Moving on to Maya Lin, I was surprised by the ferocity of the attacks on her due to race, rather than only towards her design and artistic merits for the memorial. Could you elaborate more about that?
To begin with, she was 21 years old. She was just tough as nails and she had a very strong notion of what her vision was for this whole thing. By God, she was not going to compromise on it. The forces arrayed against her – not only the veterans who hated her design, were very well organized and well connected – there was the artistic and architectural community who said, “Oh dear, this is cute, but you’ve never done this before. You don’t know how to execute your vision. We need to kind of take over.”
She was having none of it. She had to stand up not only to that opposition that used racism as one of its tools: a Vietnam War memorial, this design by an Asian woman? I mean, that was shocking. They used that to try to undermine her. Then in the actual execution of it, they would say, “You need to have a much thicker wall. What are we going to do about drainage? It’s underground.”

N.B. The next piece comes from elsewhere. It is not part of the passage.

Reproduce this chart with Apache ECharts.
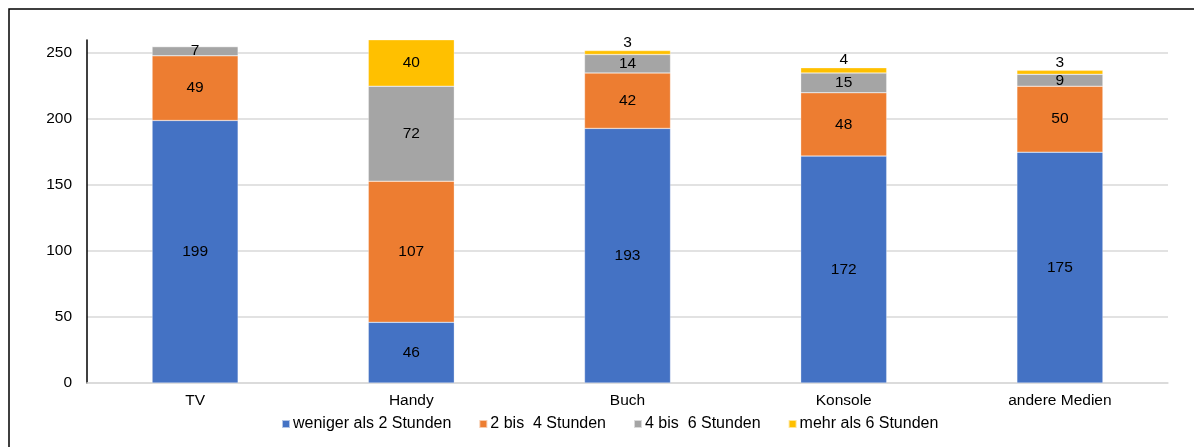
<!DOCTYPE html>
<html>
<head>
<meta charset="utf-8">
<script src="https://cdn.jsdelivr.net/npm/echarts@6/dist/echarts.min.js"></script>
<style>
  html, body { margin: 0; padding: 0; background: #fff; }
  #chart { width: 1194px; height: 447px; }
</style>
</head>
<body>
<div id="chart"></div>
<script>
var categories = ['TV', 'Handy', 'Buch', 'Konsole', 'andere Medien'];
var seriesNames = ['weniger als 2 Stunden', '2 bis  4 Stunden', '4 bis  6 Stunden', 'mehr als 6 Stunden'];
var lt2 = [199, 46, 193, 172, 175];
var b2to4 = [49, 107, 42, 48, 50];
var b4to6 = [7, 72, 14, 15, 9];
var gt6 = [0, 40, 3, 4, 3];
var colors = ['#4472C4', '#ED7D31', '#A5A5A5', '#FFC000'];

var chart = echarts.init(document.getElementById('chart'));
var font = 'Liberation Sans, Arial, sans-serif';

var allData = [lt2, b2to4, b4to6, gt6];
var series = allData.map(function (vals, i) {
    return {
        name: seriesNames[i],
        type: 'bar',
        stack: 'total',
        barWidth: 86,
        // thin segments on top get their label above the bar
        data: vals.map(function (v) {
            if (i === 3 && v < 10) {
                return { value: v, label: { position: 'top', distance: 0 } };
            }
            return v;
        }),
        itemStyle: { color: colors[i], borderColor: 'rgba(255,255,255,0.6)', borderWidth: 0.5 },
        label: {
            show: true,
            position: 'inside',
            color: '#000',
            fontFamily: font,
            fontSize: 15.5,
            formatter: function (p) { return p.value ? p.value : ''; }
        }
    };
});

var option = {
    animation: false,
    textStyle: { fontFamily: font },
    graphic: [{
        type: 'rect',
        shape: { x: 9, y: 9, width: 1300, height: 600 },
        style: { fill: 'none', stroke: '#000', lineWidth: 1.5 },
        silent: true
    }],
    legend: {
        top: 411,
        left: 276,
        itemWidth: 8,
        itemHeight: 8,
        itemGap: 27,
        icon: 'rect',
        textStyle: { fontSize: 16, color: '#000', padding: [0, 0, 0, -2] },
        data: seriesNames
    },
    grid: { left: 87, right: 26, top: 40, bottom: 64 },
    xAxis: {
        type: 'category',
        data: categories,
        axisLine: { lineStyle: { color: '#d9d9d9', width: 1.5 } },
        axisTick: { show: false },
        axisLabel: { color: '#000', fontSize: 15.5, margin: 10 }
    },
    yAxis: {
        type: 'value',
        min: 0,
        max: 260,
        interval: 50,
        axisLine: { show: true, lineStyle: { color: '#000', width: 1.5 } },
        axisTick: { show: false },
        axisLabel: { color: '#000', fontSize: 15.5, margin: 15, showMaxLabel: false },
        splitLine: { show: true, showMaxLine: false, lineStyle: { color: '#d9d9d9', width: 1.5 } }
    },
    series: series
};

chart.setOption(option);
</script>
</body>
</html>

She would basically just say do it. Have a very thin wall, as her notion of cutting a scar in the earth. It had to be thin. She ultimately won. She had to do two compromises. One of the two was she resisted having an inscription about duty, honor and heroism. Her initial design said, “In memoriam.” She had to cave on that issue. When it got to the crisis of 3 statues imposed on her design, that too was a fundamental issue about the sanctity of a work of art.
Looking back to part of the title with “a rift,” I see 3 rifts: artistic due to the classical versus new art, Vietnam War veterans versus protesters, and people for and against the design. Was it originally in your plan to have those 3 major –?

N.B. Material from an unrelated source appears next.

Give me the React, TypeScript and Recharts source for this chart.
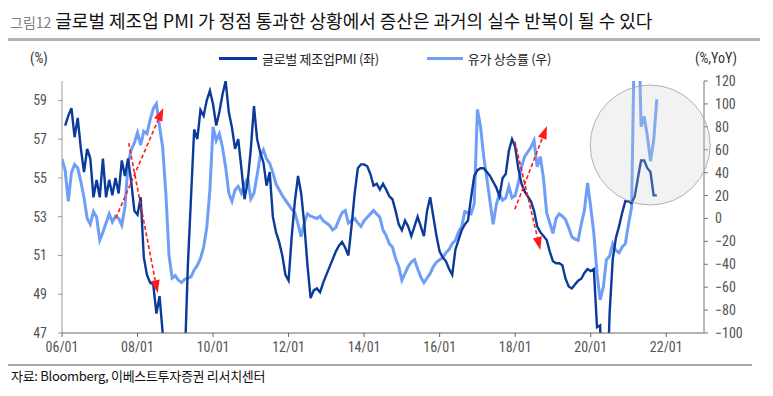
import React from 'react';
import { LineChart, Line, XAxis, YAxis, ReferenceLine, ReferenceDot } from 'recharts';

const TITLE_TAG = '그림12';
const TITLE = '글로벌 제조업 PMI 가 정점 통과한 상황에서 증산은 과거의 실수 반복이 될 수 있다';
const SOURCE = '자료: Bloomberg, 이베스트투자증권 리서치센터';
const SERIES_NAMES = ['글로벌 제조업PMI (좌)', '유가 상승률 (우)'];
const SERIES_COLORS = ['#0a3a9a', '#6f9ef7'];
const LEFT_UNIT = '(%)';
const RIGHT_UNIT = '(%,YoY)';

// x axis: months since 2006-01
const X_TICKS = [0, 24, 48, 72, 96, 120, 144, 168, 192];
const X_TICK_LABELS = ['06/01', '08/01', '10/01', '12/01', '14/01', '16/01', '18/01', '20/01', '22/01'];
const LEFT_TICKS = [47, 49, 51, 53, 55, 57, 59];
const RIGHT_TICKS = [-100, -80, -60, -40, -20, 0, 20, 40, 60, 80, 100, 120];

// Global manufacturing PMI, monthly from 2006-01 (plotted at month end)
const PMI = [
  57.7, 58.2, 58.6, 57.1, 58.1, 56.5, 55.3, 56.5, 56.0, 54.0,
  54.9, 54.0, 56.0, 54.0, 54.9, 54.1, 55.0, 54.2, 55.9, 55.1,
  56.0, 54.8, 53.3, 53.1, 54.0, 50.9, 50.0, 49.6, 49.5, 48.0,
  48.9, 47.0, 42.0, 37.0, 34.0, 34.5, 36.0, 40.0, 45.5, 50.5,
  54.0, 57.5, 57.0, 58.5, 58.2, 59.0, 59.5, 58.8, 57.7, 58.4,
  59.3, 60.0, 58.4, 57.6, 56.5, 57.0, 55.5, 53.9, 54.8, 56.5,
  58.7, 57.0, 56.3, 55.8, 54.6, 55.3, 53.0, 52.2, 51.7, 51.0,
  50.0, 49.7, 52.0, 53.8, 55.1, 54.2, 52.6, 50.5, 48.8, 49.2,
  49.3, 49.1, 49.6, 50.0, 50.4, 50.8, 51.2, 51.5, 51.7, 51.4,
  51.0, 52.5, 54.2, 55.5, 55.7, 55.7, 55.6, 55.2, 54.6, 54.7,
  54.4, 54.7, 54.4, 54.05, 53.9, 53.3, 52.6, 52.3, 52.8, 52.5,
  52.0, 52.5, 53.0, 52.5, 52.0, 53.3, 54.0, 53.0, 52.0, 51.2,
  50.9, 50.7, 50.3, 50.0, 51.3, 51.8, 52.3, 52.6, 52.8, 54.0,
  55.1, 55.4, 55.5, 55.5, 55.3, 55.1, 54.8, 54.5, 54.05, 55.0,
  55.2, 56.4, 57.0, 56.6, 55.5, 54.7, 54.3, 54.05, 53.8, 53.3,
  52.5, 52.2, 52.0, 51.8, 51.2, 50.7, 50.6, 50.6, 50.5, 49.8,
  49.4, 49.3, 49.5, 49.7, 49.8, 50.1, 50.3, 50.2, 50.3, 47.3,
  47.4, 40.0, 42.5, 48.0, 50.8, 51.9, 52.5, 53.2, 53.8, 53.8,
  53.7, 54.05, 55.0, 55.9, 55.9, 55.5, 55.3, 54.1, 54.1,
];

// Oil price YoY (%), monthly samples from 2006-01
const OIL = [
  52, 42, 15, 40, 47, 44, 32, 18, 0, -5,
  6, 1, -19, -12, -4, 4, -3, 2, 0, -6,
  10, 48, 60, 66, 75, 64, 76, 74, 86, 96,
  100, 80, 62, 22, -32, -52, -50, -54, -56, -53,
  -52, -51, -45, -41, -35, -25, -8, 25, 80, 68,
  74, 62, 45, 22, 15, 25, 28, 22, 30, 35,
  17, 22, 38, 55, 60, 52, 48, 40, 30, 25,
  20, 16, 12, 8, 5, -5, -16, -4, 4, 2,
  1, 0, 2, -2, -4, -6, -10, -8, -1, 5,
  7, -4, -2, 0, -4, -7, -2, 1, 4, 7,
  4, 1, -10, -15, -22, -25, -35, -42, -54, -48,
  -42, -38, -36, -44, -51, -56, -52, -48, -42, -38,
  -36, -34, -30, -27, -22, -19, -12, -7, 6, 5,
  4, 13, 95, 80, 54, 35, 15, -5, 12, 22,
  16, 18, 28, 18, 20, 31, 45, 54, 58, 62,
  68, 45, 54, 35, 5, -4, -13, 0, 4, 2,
  -1, -8, -16, -18, -19, -5, 7, 31, 10, -13,
  -48, -71, -60, -36, -33, -22, -28, -30, -25, -22,
  -5, 10, 180, 200, 80, 89, 72, 50, 68, 104,
];

// Annotation arrows (month, PMI level)
const ARROWS = [
  { from: [17.1, 52.93], to: [32.2, 58.61] },
  { from: [21.2, 56.8], to: [30.4, 49.06] },
  { from: [143.9, 53.38], to: [154.1, 57.68] },
  { from: [143.9, 56.87], to: [152.0, 51.28] },
];
// Highlight circle (month, oil YoY)
const HIGHLIGHT = { m: 186.9, v: 64.1 };

const pmiData = PMI.map((v, i) => ({ m: i + 1, pmi: v }));
const oilData = OIL.map((v, i) => ({ m: i, oil: v }));

const NARROW = "'Liberation Sans Narrow', 'Arial Narrow', 'Roboto Condensed', sans-serif";
const KR = "'Noto Sans CJK KR', 'Noto Sans', sans-serif";

const ArrowShape = (p: any) => {
  const { x1, y1, x2, y2 } = p;
  const dx = x2 - x1;
  const dy = y2 - y1;
  const len = Math.hypot(dx, dy) || 1;
  const ux = dx / len;
  const uy = dy / len;
  const hl = 13;
  const hw = 4.5;
  const bx = x2 - ux * hl;
  const by = y2 - uy * hl;
  const pts = `${x2},${y2} ${bx - uy * hw},${by + ux * hw} ${bx + uy * hw},${by - ux * hw}`;
  return (
    <g>
      <line x1={x1} y1={y1} x2={bx} y2={by} stroke="#ff1a1a" strokeWidth={1.6} strokeDasharray="4 2.5" />
      <polygon points={pts} fill="#ff1a1a" />
    </g>
  );
};

const fmtRight = (v: number) => (v < 0 ? `\u2212${Math.abs(v)}` : `${v}`);

export default function App() {
  return (
    <div style={{ position: 'absolute', left: 0, top: 0, width: 773, height: 396, background: '#fff', overflow: 'hidden' }}>
      <div style={{ position: 'absolute', left: 10, top: 6, whiteSpace: 'nowrap', fontFamily: KR, lineHeight: '28px' }}>
        <span style={{ fontSize: 14, color: '#808080', marginRight: 4 }}>{TITLE_TAG}</span>
        <span style={{ fontSize: 18, color: '#111' }}>{TITLE}</span>
      </div>
      <div style={{ position: 'absolute', left: 8, top: 38, width: 752, height: 3, background: '#b4b4b4' }} />

      <div style={{ position: 'absolute', left: 30, top: 50, fontFamily: NARROW, fontSize: 14, color: '#333' }}>{LEFT_UNIT}</div>
      <div style={{ position: 'absolute', left: 695, top: 50, fontFamily: NARROW, fontSize: 14, color: '#333' }}>{RIGHT_UNIT}</div>

      <div style={{ position: 'absolute', left: 219, top: 49, display: 'flex', alignItems: 'center', fontFamily: KR, fontSize: 13, color: '#222', whiteSpace: 'nowrap' }}>
        <span style={{ display: 'inline-block', width: 38, height: 3, background: SERIES_COLORS[0], marginRight: 5 }} />
        <span style={{ letterSpacing: -0.3 }}>{SERIES_NAMES[0]}</span>
        <span style={{ display: 'inline-block', width: 36, height: 3, background: SERIES_COLORS[1], marginLeft: 48, marginRight: 5 }} />
        <span style={{ letterSpacing: -0.3 }}>{SERIES_NAMES[1]}</span>
      </div>

      <div style={{ position: 'absolute', left: 0, top: 0 }}>
        <LineChart width={773} height={396} margin={{ top: 81, right: 0, bottom: 33, left: 0 }}>
          <XAxis
            dataKey="m"
            type="number"
            domain={[0, 204]}
            ticks={X_TICKS}
            allowDataOverflow
            tickFormatter={(v: number) => X_TICK_LABELS[X_TICKS.indexOf(v)] ?? ''}
            height={30}
            stroke="#666"
            tickSize={4}
            tickMargin={5}
            tick={{ fill: '#555', fontSize: 14, fontFamily: NARROW }}
          />
          <YAxis
            yAxisId="left"
            orientation="left"
            domain={[47, 60]}
            ticks={LEFT_TICKS}
            allowDataOverflow
            width={62}
            stroke="#999"
            tickSize={4}
            tickMargin={11}
            tick={{ fill: '#555', fontSize: 14, fontFamily: NARROW }}
          />
          <YAxis
            yAxisId="right"
            orientation="right"
            domain={[-100, 120]}
            ticks={RIGHT_TICKS}
            allowDataOverflow
            width={69}
            stroke="#777"
            tickSize={4}
            tickMargin={7}
            tickFormatter={fmtRight}
            tick={{ fill: '#555', fontSize: 14, fontFamily: NARROW }}
          />
          <Line
            yAxisId="right"
            data={oilData}
            dataKey="oil"
            stroke={SERIES_COLORS[1]}
            strokeWidth={3}
            dot={false}
            isAnimationActive={false}
          />
          <Line
            yAxisId="left"
            data={pmiData}
            dataKey="pmi"
            stroke={SERIES_COLORS[0]}
            strokeWidth={2.4}
            dot={false}
            isAnimationActive={false}
          />
          <ReferenceDot
            yAxisId="right"
            x={HIGHLIGHT.m}
            y={HIGHLIGHT.v}
            r={60}
            fill="#cbcbcb"
            fillOpacity={0.25}
            stroke="#a0a0a0"
            strokeWidth={0.8}
            ifOverflow="visible"
          />
          {ARROWS.map((a, i) => (
            <ReferenceLine
              key={i}
              yAxisId="left"
              segment={[{ x: a.from[0], y: a.from[1] }, { x: a.to[0], y: a.to[1] }]}
              shape={ArrowShape}
              ifOverflow="visible"
            />
          ))}
        </LineChart>
      </div>

      <div style={{ position: 'absolute', left: 8, top: 364, width: 744, height: 2, background: '#a8a8a8' }} />
      <div style={{ position: 'absolute', left: 11, top: 366, fontFamily: KR, fontSize: 13, color: '#111', whiteSpace: 'nowrap', letterSpacing: -0.3 }}>{SOURCE}</div>
    </div>
  );
}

I think the three of them just evolved from the story. But if I may say so, it’s a wonderful title for this particular conflict. It comes from Maya [Lin], of course. I’m arguing and, I think I’m right in arguing that she won that competition primarily by the description of her vision rather than the display of the concept itself. The display was rather sophomoric. It was very sort of simple and not compelling in and of itself, but you put that together with a very poetic description. It was compelling to the judges.

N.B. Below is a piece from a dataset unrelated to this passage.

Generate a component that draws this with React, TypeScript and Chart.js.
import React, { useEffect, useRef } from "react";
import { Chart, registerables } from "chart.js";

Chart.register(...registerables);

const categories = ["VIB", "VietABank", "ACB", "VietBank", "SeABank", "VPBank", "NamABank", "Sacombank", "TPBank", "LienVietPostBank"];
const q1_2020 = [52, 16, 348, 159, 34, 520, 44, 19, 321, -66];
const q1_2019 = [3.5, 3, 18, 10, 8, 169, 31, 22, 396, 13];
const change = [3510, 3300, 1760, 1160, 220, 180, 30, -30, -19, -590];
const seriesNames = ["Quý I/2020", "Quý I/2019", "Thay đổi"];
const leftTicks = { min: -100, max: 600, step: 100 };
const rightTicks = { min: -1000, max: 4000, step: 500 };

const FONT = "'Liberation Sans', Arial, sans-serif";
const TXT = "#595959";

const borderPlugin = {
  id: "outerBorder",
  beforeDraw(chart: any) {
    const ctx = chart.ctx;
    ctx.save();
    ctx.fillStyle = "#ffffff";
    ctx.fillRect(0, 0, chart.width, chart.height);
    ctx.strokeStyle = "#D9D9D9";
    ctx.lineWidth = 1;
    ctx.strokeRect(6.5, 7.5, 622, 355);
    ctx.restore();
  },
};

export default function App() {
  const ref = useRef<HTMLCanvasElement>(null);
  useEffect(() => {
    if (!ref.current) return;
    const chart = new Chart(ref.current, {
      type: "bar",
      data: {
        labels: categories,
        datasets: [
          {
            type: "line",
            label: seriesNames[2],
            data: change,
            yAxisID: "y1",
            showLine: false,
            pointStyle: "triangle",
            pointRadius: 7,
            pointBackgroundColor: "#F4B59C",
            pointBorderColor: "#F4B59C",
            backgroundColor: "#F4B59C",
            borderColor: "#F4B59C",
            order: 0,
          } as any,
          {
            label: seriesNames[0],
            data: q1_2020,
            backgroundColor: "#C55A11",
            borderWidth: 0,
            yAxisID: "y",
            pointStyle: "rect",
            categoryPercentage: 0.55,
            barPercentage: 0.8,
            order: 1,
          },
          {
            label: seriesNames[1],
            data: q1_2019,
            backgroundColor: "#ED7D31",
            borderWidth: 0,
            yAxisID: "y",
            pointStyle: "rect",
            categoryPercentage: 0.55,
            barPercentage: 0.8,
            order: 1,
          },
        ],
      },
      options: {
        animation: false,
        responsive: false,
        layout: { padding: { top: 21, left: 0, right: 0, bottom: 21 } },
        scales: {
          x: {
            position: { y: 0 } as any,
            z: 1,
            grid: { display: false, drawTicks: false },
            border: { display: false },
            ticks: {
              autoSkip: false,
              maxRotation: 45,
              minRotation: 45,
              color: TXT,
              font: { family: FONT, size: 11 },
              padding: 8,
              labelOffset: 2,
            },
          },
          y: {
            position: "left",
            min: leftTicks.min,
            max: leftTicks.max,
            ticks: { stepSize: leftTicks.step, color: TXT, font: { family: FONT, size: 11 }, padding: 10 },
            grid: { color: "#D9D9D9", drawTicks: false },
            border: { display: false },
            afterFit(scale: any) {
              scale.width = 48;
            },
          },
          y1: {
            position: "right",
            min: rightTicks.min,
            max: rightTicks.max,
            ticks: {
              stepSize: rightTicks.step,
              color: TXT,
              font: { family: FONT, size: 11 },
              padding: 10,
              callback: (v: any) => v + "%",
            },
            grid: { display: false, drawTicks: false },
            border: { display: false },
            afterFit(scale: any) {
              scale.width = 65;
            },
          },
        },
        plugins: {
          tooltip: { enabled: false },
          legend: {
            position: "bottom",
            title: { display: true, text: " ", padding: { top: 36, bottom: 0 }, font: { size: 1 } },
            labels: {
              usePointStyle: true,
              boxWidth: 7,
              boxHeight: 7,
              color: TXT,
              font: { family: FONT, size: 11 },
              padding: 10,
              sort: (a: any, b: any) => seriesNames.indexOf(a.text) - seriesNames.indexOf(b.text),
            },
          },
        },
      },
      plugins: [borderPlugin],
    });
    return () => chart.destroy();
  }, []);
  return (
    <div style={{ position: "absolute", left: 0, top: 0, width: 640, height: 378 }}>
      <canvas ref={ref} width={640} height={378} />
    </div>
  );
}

For younger artists looking to do commemorative art, how can they do that successfully, based on the story you covered here?
I think the story of Maya Lin herself is inspiring about what is possible in this world. You know, great commissions like the Vietnam War Memorial don’t come along every day. It’s hard to find something equivalent to that. The whole area of public art as opposed to art itself, art per se, is almost a different discipline, especially if it’s memorializing anything in history.
These things come up in local areas all over America, where local communities want to have a memorial that relates to their history. It’s a fruitful field for endeavoring.
Towards the end of your book, you mention how this story frames how we think about conflict and wars happening today: veterans returning and individuals who protest the wars. Moving forward, how do we approach the debate in a way the reconciles the sides?
Well, it’s first and foremost an artistic question. Just to say you need a memorial to memorialize anything you can think of is easy to say. But once it’s defined what it is to be memorialized, then the artistic process enters into thing, as to what would be appropriate but also what would be beautiful and relate that sense of reflection and contemplation.
In the case of wars possibly, it’s reconciliation. That’s asking a lot of an artist. This kind of thing comes up with the whole question of Confederate memorials and whether they should be removed. People say blithely, “Well, just need to put Martin Luther King statues next to Robert E. Lee,” or something like that. Easy to say that kind of thing.
What is the art that contextualizes the words being used: the Confederacy, the death of slavery, and so on? That’s when really hard work begins, as the artist tries to visualize what would work in that circumstance.
Thank you for your time and for sharing all these insights.